Todo esse treinamento, pontua a corretora, é feito destrinchando muito bem os critérios que devem ser avaliados em cada uma das 5 competências estabelecidas para a redação do Enem, que são:

  • 1: Demonstrar domínio da modalidade escrita formal da língua portuguesa.
  • 2: Compreender a proposta de redação e aplicar conceitos das várias áreas de conhecimento para desenvolver o tema, dentro dos limites estruturais do texto dissertativo-argumentativo em prosa.
  • 3: Selecionar, relacionar, organizar e interpretar informações, fatos, opiniões e argumentos em defesa de um ponto de vista.
  • 4: Demonstrar conhecimento dos mecanismos linguísticos necessários para a construção da argumentação.
  • 5: Elaborar proposta de intervenção para o problema abordado, respeitando os direitos humanos.

Após todo o treinamento online, ainda é realizada uma capacitação presencial, com duração de dois dias.
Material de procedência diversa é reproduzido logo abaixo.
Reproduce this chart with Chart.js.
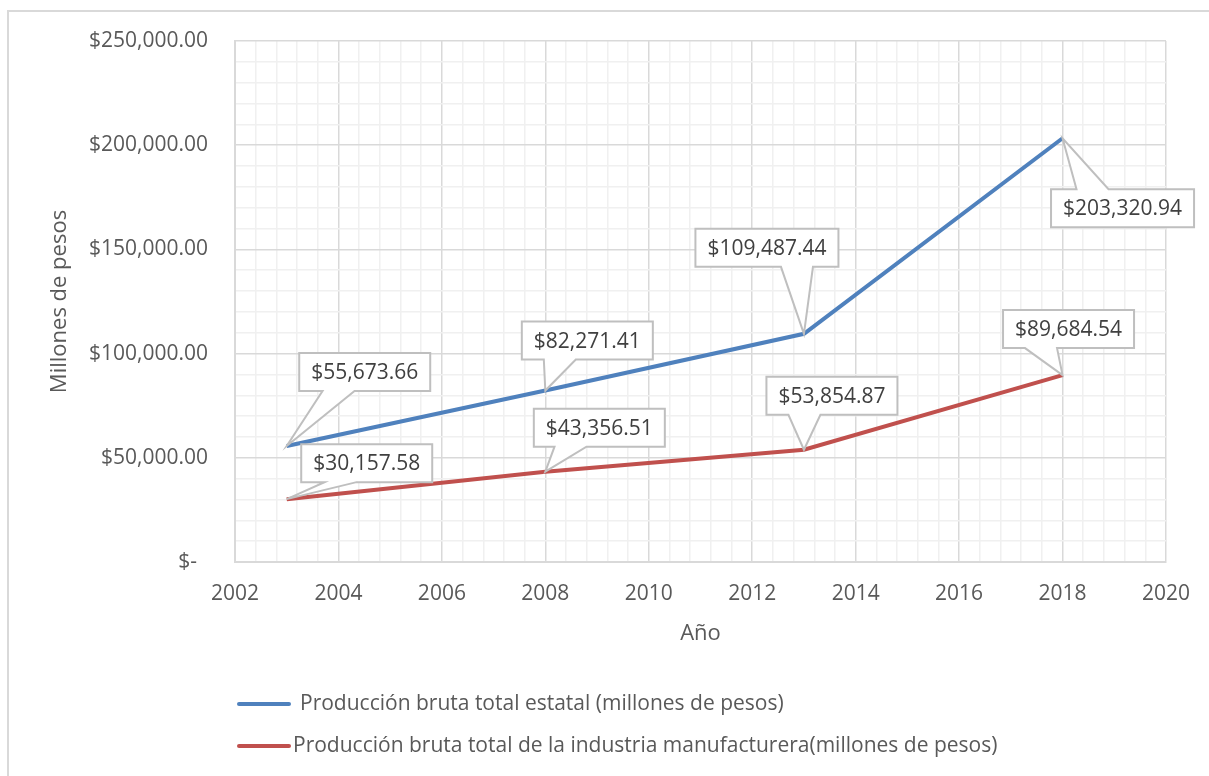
<!DOCTYPE html>
<html>
<head>
<meta charset="utf-8">
<script src="https://cdn.jsdelivr.net/npm/chart.js@4.4.1/dist/chart.umd.min.js"></script>
<style>
  html, body { margin: 0; padding: 0; background: #fff; }
  #wrap { width: 1209px; height: 776px; }
</style>
</head>
<body>
<div id="wrap"><canvas id="myChart" width="1209" height="776"></canvas></div>
<script>
const years = [2003, 2008, 2013, 2018];
const estatal = [55673.66, 82271.41, 109487.44, 203320.94];
const manufactura = [30157.58, 43356.51, 53854.87, 89684.54];
const seriesLabels = [
  "Producción bruta total estatal (millones de pesos)",
  "Producción bruta total de la industria manufacturera(millones de pesos)"
];
const seriesColors = ["#4f81bd", "#c0504d"];

// value box placement relative to its point: [dx, dy, wedge position along box]
const calloutPlacement = [
  [[78, -74, 0.30], [42, -50, 0.29], [-37, -86, 0.71], [60, 70, 0.29]],
  [[80, -36, 0.30], [54, -44, 0.28], [28, -54, 0.29], [6, -46, 0.29]]
];

const FONT = "'Open Sans', sans-serif";
const TEXT = "#595959";

function money(v) {
  if (v === 0) return "$-  ";
  return "$" + v.toLocaleString("en-US", { minimumFractionDigits: 2, maximumFractionDigits: 2 });
}

function near(v, step) {
  const q = v / step;
  return Math.abs(q - Math.round(q)) < 1e-6;
}

const background = {
  id: "background",
  beforeDraw(chart) {
    const ctx = chart.ctx;
    ctx.save();
    ctx.fillStyle = "#fff";
    ctx.fillRect(0, 0, chart.width, chart.height);
    ctx.restore();
  }
};

// Excel style data callouts: white box with a wedge pointing to the value
const callouts = {
  id: "callouts",
  afterDatasetsDraw(chart) {
    const ctx = chart.ctx;
    ctx.save();
    ctx.font = "21px " + FONT;
    chart.data.datasets.forEach((ds, di) => {
      const meta = chart.getDatasetMeta(di);
      meta.data.forEach((pt, i) => {
        const [dx, dy, frac] = calloutPlacement[di][i];
        const text = money(ds.data[i].y);
        const w = ctx.measureText(text).width + 24;
        const h = 38;
        const cx = pt.x + dx, cy = pt.y + dy;
        const l = cx - w / 2, r = cx + w / 2, t = cy - h / 2, b = cy + h / 2;
        const bx = l + frac * w;
        const half = 16;
        ctx.beginPath();
        if (pt.y > b) {
          ctx.moveTo(l, t); ctx.lineTo(r, t); ctx.lineTo(r, b);
          ctx.lineTo(bx + half, b); ctx.lineTo(pt.x, pt.y); ctx.lineTo(bx - half, b);
          ctx.lineTo(l, b);
        } else {
          ctx.moveTo(l, t); ctx.lineTo(bx - half, t); ctx.lineTo(pt.x, pt.y); ctx.lineTo(bx + half, t);
          ctx.lineTo(r, t); ctx.lineTo(r, b); ctx.lineTo(l, b);
        }
        ctx.closePath();
        ctx.fillStyle = "#fff";
        ctx.fill();
        ctx.strokeStyle = "#bfbfbf";
        ctx.lineWidth = 2;
        ctx.lineJoin = "miter";
        ctx.stroke();
        ctx.fillStyle = "#404040";
        ctx.textAlign = "center";
        ctx.textBaseline = "middle";
        ctx.fillText(text, cx, cy + 1);
      });
    });
    ctx.restore();
  }
};

// legend rows under the chart, plus the outer frame
const bottomLegend = {
  id: "bottomLegend",
  afterDraw(chart) {
    const ctx = chart.ctx;
    const rows = [[704, 300], [746, 293]];
    ctx.save();
    ctx.font = "21px " + FONT;
    ctx.textBaseline = "middle";
    ctx.textAlign = "left";
    chart.data.datasets.forEach((ds, i) => {
      const [y, tx] = rows[i];
      ctx.strokeStyle = ds.borderColor;
      ctx.lineWidth = 4;
      ctx.lineCap = "round";
      ctx.beginPath();
      ctx.moveTo(239, y);
      ctx.lineTo(289, y);
      ctx.stroke();
      ctx.fillStyle = TEXT;
      ctx.fillText(ds.label, tx, y);
    });
    ctx.strokeStyle = "#d9d9d9";
    ctx.lineWidth = 2;
    ctx.strokeRect(8, 11, 1230, 800);
    ctx.restore();
  }
};

const chartData = {
  datasets: [
    {
      label: seriesLabels[0],
      data: years.map((x, i) => ({ x: x, y: estatal[i] })),
      borderColor: seriesColors[0],
      backgroundColor: seriesColors[0],
      borderWidth: 4,
      pointRadius: 0,
      tension: 0,
      fill: false
    },
    {
      label: seriesLabels[1],
      data: years.map((x, i) => ({ x: x, y: manufactura[i] })),
      borderColor: seriesColors[1],
      backgroundColor: seriesColors[1],
      borderWidth: 4,
      pointRadius: 0,
      tension: 0,
      fill: false
    }
  ]
};

const config = {
  type: "line",
  data: chartData,
  options: {
    responsive: false,
    animation: false,
    devicePixelRatio: 1,
    layout: { padding: { left: 0, top: 41, right: 42, bottom: 0 } },
    plugins: {
      legend: { display: false },
      tooltip: { enabled: false }
    },
    scales: {
      x: {
        type: "linear",
        min: 2002,
        max: 2020,
        ticks: {
          stepSize: 0.4,
          autoSkip: false,
          maxRotation: 0,
          minRotation: 0,
          padding: 19,
          color: TEXT,
          font: { family: FONT, size: 21 },
          callback: (v) => (near(v, 2) ? String(Math.round(v)) : "")
        },
        grid: {
          drawTicks: false,
          lineWidth: 1.5,
          color: (c) => (near(c.tick.value, 2) ? "#d9d9d9" : "#f0f0f0")
        },
        border: { color: "#d9d9d9", width: 2 },
        title: {
          display: true,
          text: "Año",
          color: TEXT,
          font: { family: FONT, size: 22 },
          padding: { top: 0, bottom: 129 }
        },
        afterFit: (s) => { s.height = 214; }
      },
      y: {
        min: 0,
        max: 250000,
        ticks: {
          stepSize: 10000,
          autoSkip: false,
          padding: 27,
          color: TEXT,
          font: { family: FONT, size: 21 },
          callback: (v) => (near(v, 50000) ? money(v) : "")
        },
        grid: {
          drawTicks: false,
          lineWidth: 1.5,
          color: (c) => (near(c.tick.value, 50000) ? "#d9d9d9" : "#f0f0f0")
        },
        border: { color: "#d9d9d9", width: 2 },
        title: {
          display: true,
          text: "Millones de pesos",
          color: TEXT,
          font: { family: FONT, size: 22 },
          padding: { top: 47, bottom: 0 }
        },
        afterFit: (s) => { s.width = 235; }
      }
    }
  },
  plugins: [background, callouts, bottomLegend]
};

const myChart = new Chart(document.getElementById("myChart"), config);
</script>
</body>
</html>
Essa etapa é feita depois das provas do Enem, ou seja, quando a proposta de redação já é conhecida. Por isso, ela é considerada um “afinamento” dos critérios de correção especificamente para o tema em questão.

“[As pessoas] acham que a correção é muito relativa, que o corretor é parcial. Mas não, a grade é muito bem explicada e eles dão exemplos de limites de como é possível abordar o tema, o que pode considerado tangente ou não. O treinamento é feito para que não haja divergência [entre os corretores]”, explica Bruna.

Este foi o primeiro ano em que a banca de corretores foi selecionada pela Fundação Vunesp. Até 2016, a seleção era feita pelo Cebraspe (Centro Brasileiro de Pesquisa em Avaliação e Seleção e de Promoção de Eventos), que teve o contrato rescindido pelo Inep. Em linhas gerais, no entanto, o treinamento permaneceu o mesmo. Carlos*, que foi corretor no ano passado, diz ter passado pelas mesmas etapas de capacitação que Bruna.

Ele reforça que não há como um corretor atuar por um suposto viés ideológico --acusação que passou a ser difundida na internet--, seja de direita ou de esquerda.

“E, inclusive, o corretor que durante o treinamento não conseguir encontrar uma coerência com a equipe é retirado do processo”, diz Carlos. “Qualquer corretor que escape do desvio padrão vai receber um alerta. Se persistir esse desvio, o sistema tem autonomia para eliminá-lo da correção”, explica.

*Os nomes dos entrevistados foram modificados por nomes fictícios.